Mental health is based on a tension between what one is now and what one should become
Having meaning to ones life can help someone withstand even the worst conditions. Thus it can be seen that mental health is based on a certain degree of tension, the tension between what one has already achieved and what one still ought to accomplish, or the gap between what one is and what one should become. Such a tension is inherent in the human being and therefore is indispensable to mental well-being. We should not, then, be hesitant about challenging someone with a potential meaning for them to fulfill. It is only thus that we evoke his will to meaning from its state of latency.
I consider it a dangerous misconception of mental hygiene to assume that what people need in the first place is equilibrium or, as it is called in biology, “homeostasis,” i.e., a tensionless state. What people actually need is not a tensionless state but rather the striving and struggling for a worthwhile goal, a freely chosen task. What they is not the discharge of tension at any cost but the call of a potential meaning waiting to be fulfilled by them. What people need is not homeostasis but what Frankl called “noö-dynamics”

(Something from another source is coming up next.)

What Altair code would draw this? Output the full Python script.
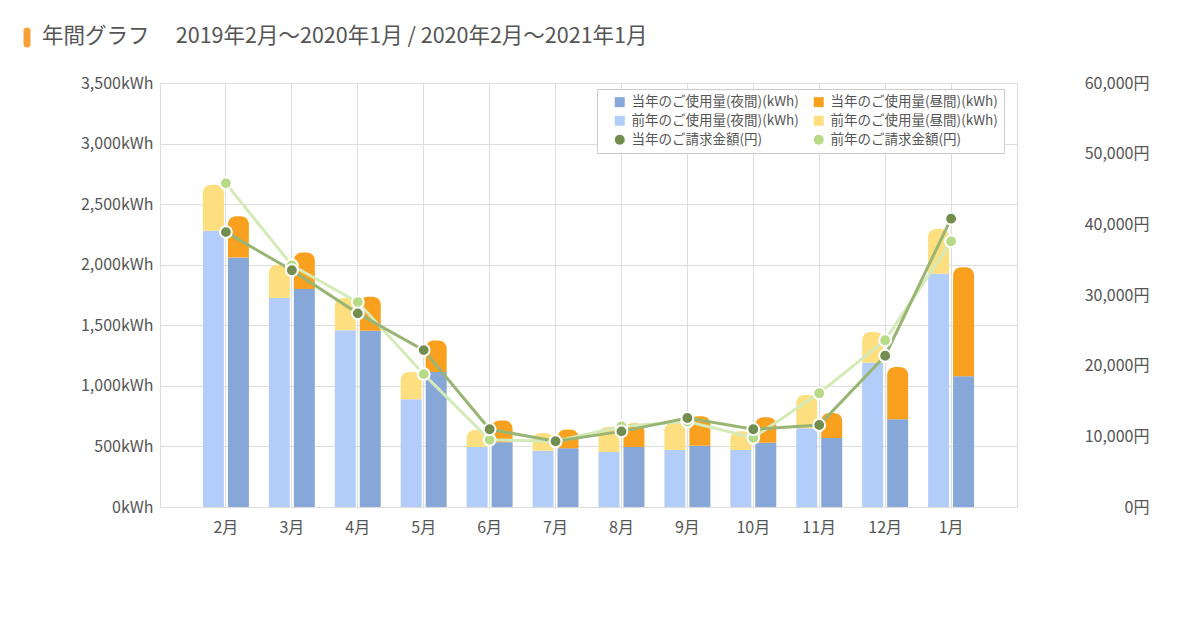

And one should not think that this holds true only for normal conditions; in neurotic individuals, it is even more valid. If architects want to strengthen a decrepit arch, they increase the load which is laid upon it, for thereby the parts are joined more firmly together. So if therapists wish to foster their patients’ mental health, they should not be afraid to create a sound amount of tension through a reorientation toward the meaning of one’s life.
References
- Frankl, Victor. (1946). Man’s Search for Meaning Chapter 2 Logotherapy In A Nutshell (p. 119). Boston, MA: Beacon Books.